In a landmark move, Canada’s federal government has proposed legislation to criminalize forced conversion therapy for LGBTQ people. The legislation would also prohibit conversion therapy for minors.
“Conversion therapy” is a range of abusive practices performed to change a person’s sexual orientation or gender identity or expression. These practices, based on the antiquated idea that LGBTQ identities are curable mental illnesses, have been condemned by national health associations and widely debunked. In the United States, about 350,000 LGBTQ people underwent conversion therapy as minors, typically in the form of talk therapy. It can have detrimental effects on those who are subjected to it, including depression, anxiety, drug use, homelessness, and suicide.
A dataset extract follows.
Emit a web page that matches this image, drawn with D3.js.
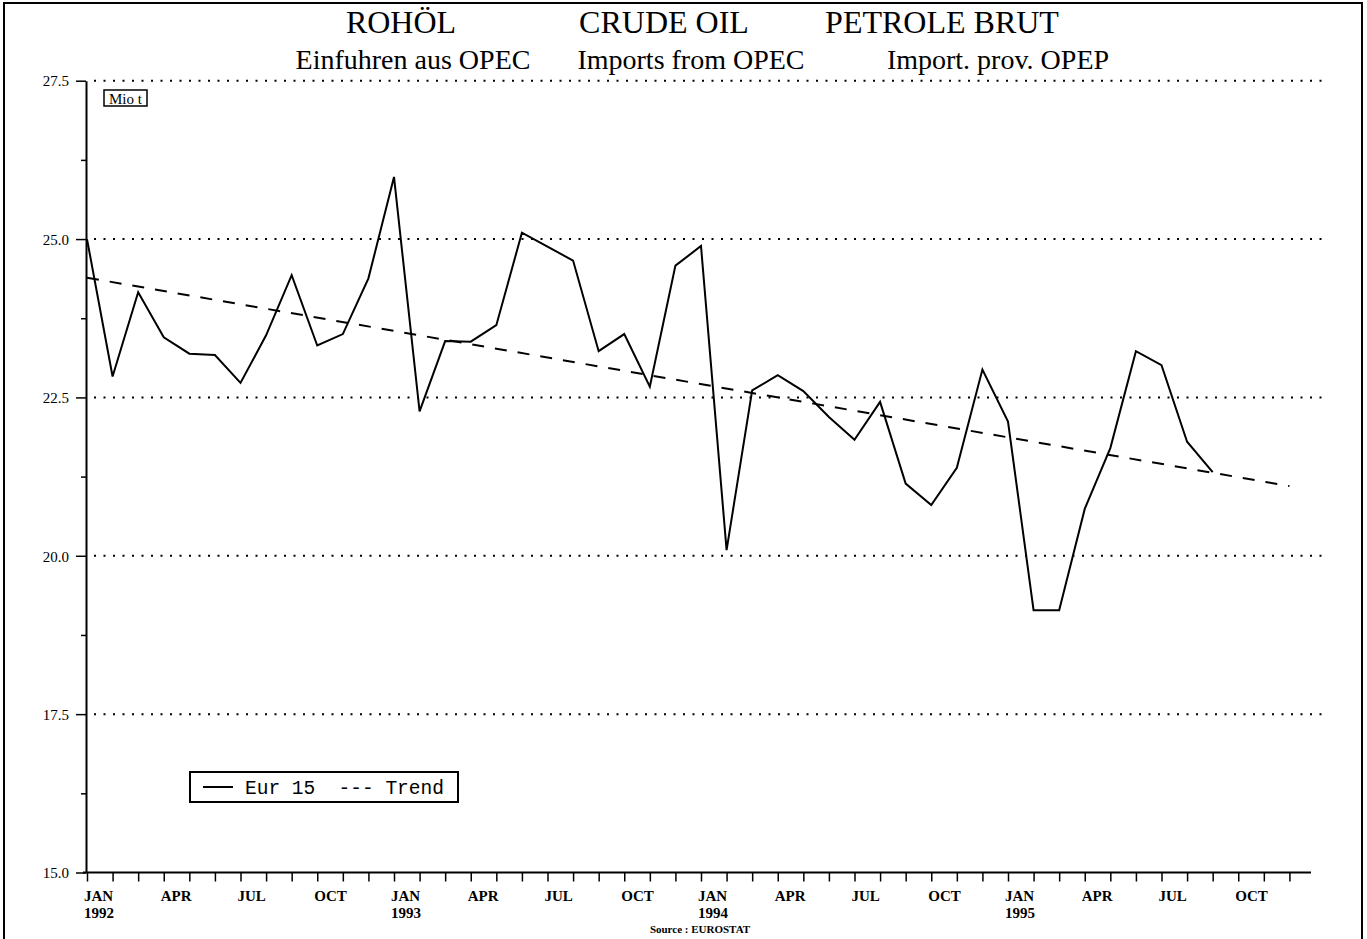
<!DOCTYPE html>
<html><head><meta charset="utf-8">
<script src="https://cdn.jsdelivr.net/npm/d3@7"></script>
<style>
html,body{margin:0;padding:0;background:#fff;}
svg{display:block;}
text{fill:#000;}
.serif{font-family:"Liberation Serif","Times New Roman",serif;}
.mono{font-family:"Liberation Mono","Courier New",monospace;white-space:pre;}
</style></head>
<body>
<svg id="c" width="1367" height="939"></svg>
<script>
// ---- data ----
const monthNames = ["JAN","APR","JUL","OCT"];
const years = ["1992","1993","1994","1995"];
const nMonths = 48;
// Eur 15 imports of crude oil from OPEC, Mio t, monthly from JAN 1992
const eur15 = [25.00, 22.83, 24.16, 23.45, 23.19, 23.17, 22.73, 23.48, 24.43, 23.32, 23.50, 24.38,
               25.98, 22.28, 23.39, 23.38, 23.64, 25.10, 24.88, 24.66, 23.23, 23.50, 22.67, 24.58,
               24.89, 20.09, 22.61, 22.85, 22.60, 22.19, 21.83, 22.43, 21.14, 20.80, 21.39, 22.94,
               22.12, 19.14, 19.14, 20.74, 21.70, 23.23, 23.01, 21.80, 21.32];
const trendIdx = [0, 47];
const trendVals = [24.39, 21.10];
const yTicks = [15.0, 17.5, 20.0, 22.5, 25.0, 27.5];
const yMinor = [16.25, 18.75, 21.25, 23.75, 26.25];
const titles = ["ROHÖL", "CRUDE OIL", "PETROLE BRUT"];
const subtitles = ["Einfuhren aus OPEC", "Imports from OPEC", "Import. prov. OPEP"];

// ---- layout ----
const svg = d3.select("#c");
const x = d3.scaleLinear().domain([0, 48]).range([87, 1315]);
const y = d3.scaleLinear().domain([15, 27.5]).range([872.5, 80.7]);

// outer frame
svg.append("path").attr("d", "M4,945 L4,3 L1362,3 L1362,945")
  .attr("fill", "none").attr("stroke", "#000").attr("stroke-width", 2);

// titles
const titleX = [401, 664, 942];
const subX = [413, 691, 998];
titles.forEach((t, i) => svg.append("text").attr("class", "serif").attr("x", titleX[i]).attr("y", 33)
  .attr("text-anchor", "middle").attr("font-size", 32).text(t));
subtitles.forEach((t, i) => svg.append("text").attr("class", "serif").attr("x", subX[i]).attr("y", 69)
  .attr("text-anchor", "middle").attr("font-size", 28).text(t));

// gridlines (dotted)
svg.append("g").selectAll("line").data(yTicks.filter(v => v > 15)).join("line")
  .attr("x1", 94).attr("x2", 1322)
  .attr("y1", d => y(d)).attr("y2", d => y(d))
  .attr("stroke", "#000").attr("stroke-width", 2)
  .attr("stroke-dasharray", "2,7.5");

// y axis
const yAxis = d3.axisLeft(y).tickValues(yTicks).tickSize(10).tickSizeOuter(0)
  .tickFormat(d3.format(".1f"));
const gy = svg.append("g").attr("transform", "translate(86,0)").call(yAxis);
gy.select(".domain").attr("stroke-width", 2);
gy.selectAll(".tick line").attr("stroke-width", 1.5);
gy.selectAll(".tick text").attr("class", "serif")
  .attr("font-size", 15).attr("x", -17).attr("dy", "0.35em");
const gym = svg.append("g").attr("transform", "translate(86,0)")
  .call(d3.axisLeft(y).tickValues(yMinor).tickSize(5).tickFormat(""));
gym.select(".domain").remove();
gym.selectAll(".tick line").attr("stroke-width", 1.5);

// x axis
const xAxis = d3.axisBottom(x).tickValues(d3.range(nMonths)).tickSize(9).tickSizeOuter(0).tickFormat("");
const gx = svg.append("g").attr("transform", `translate(0,${y(15)})`).call(xAxis);
gx.select(".domain").attr("stroke-width", 2).attr("d", `M${x(0) - 4},0H${x(48) - 4}`);
gx.selectAll(".tick line").attr("stroke-width", 1.5);

// x labels
const quarterIdx = d3.range(0, nMonths, 3);
svg.append("g").selectAll("text").data(quarterIdx).join("text").attr("class", "serif")
  .attr("x", d => x(d) - 3).attr("y", 901)
  .attr("font-size", 15).attr("font-weight", "bold")
  .text(d => monthNames[(d % 12) / 3]);
svg.append("g").selectAll("text").data(years).join("text").attr("class", "serif")
  .attr("x", (d, i) => x(i * 12) - 3).attr("y", 918)
  .attr("font-size", 15).attr("font-weight", "bold")
  .text(d => d);

// source
svg.append("text").attr("class", "serif").attr("x", 700).attr("y", 933).attr("text-anchor", "middle")
  .attr("font-size", 11).attr("font-weight", "bold").text("Source : EUROSTAT");

// unit box
svg.append("rect").attr("x", 104).attr("y", 90).attr("width", 43).attr("height", 16)
  .attr("fill", "none").attr("stroke", "#000").attr("stroke-width", 1.5);
svg.append("text").attr("class", "serif").attr("x", 125.5).attr("y", 103.5).attr("text-anchor", "middle")
  .attr("font-size", 15).text("Mio t");

// series line
const line = d3.line().x((d, i) => x(i)).y(d => y(d));
svg.append("path").datum(eur15).attr("d", line)
  .attr("fill", "none").attr("stroke", "#000").attr("stroke-width", 2)
  .attr("stroke-linejoin", "miter");

// trend line
const tline = d3.line().x(d => x(d[0])).y(d => y(d[1]));
svg.append("path").datum(trendIdx.map((t, i) => [t, trendVals[i]])).attr("d", tline)
  .attr("fill", "none").attr("stroke", "#000").attr("stroke-width", 2)
  .attr("stroke-dasharray", "12,11");

// legend
const lg = svg.append("g");
lg.append("rect").attr("x", 190).attr("y", 772).attr("width", 268).attr("height", 30)
  .attr("fill", "#fff").attr("stroke", "#000").attr("stroke-width", 2);
lg.append("line").attr("x1", 203).attr("x2", 233).attr("y1", 787).attr("y2", 787)
  .attr("stroke", "#000").attr("stroke-width", 2);
lg.append("text").attr("class", "mono").attr("x", 245).attr("y", 794)
  .attr("font-size", 19.5).text("Eur 15  --- Trend");
</script>
</body></html>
The proposed legislation would amend Canada’s Criminal Code to make it illegal to force someone to undergo conversion therapy against their will, advertise or profit from conversion therapy, subject a minor to conversion therapy, or take a minor out of the country to do so. It would also give courts the power to order the removal of digital and physical conversion therapy advertisements.
“Conversion therapy has been discredited and denounced by professionals and health associations in Canada, the United States and around the world,” said David Lametti, Canada’s Minister of Justice and Attorney General. “It has no basis [in] science or facts.”
Beginning with Ontario in 2015, four Canadian provinces have banned or restricted conversion therapy. In 2018, the federal government rejected two petitions for a nationwide ban put forward by the public.
If this legislation passes, Canada will join Ecuador, Brazil, Malta, Germany, and Taiwan to become the sixth country in the world to ban conversion therapy. Nearly half of all US states—including California, Rhode Island, and most recently Virginia—have passed legislation banning or limiting conversion therapy.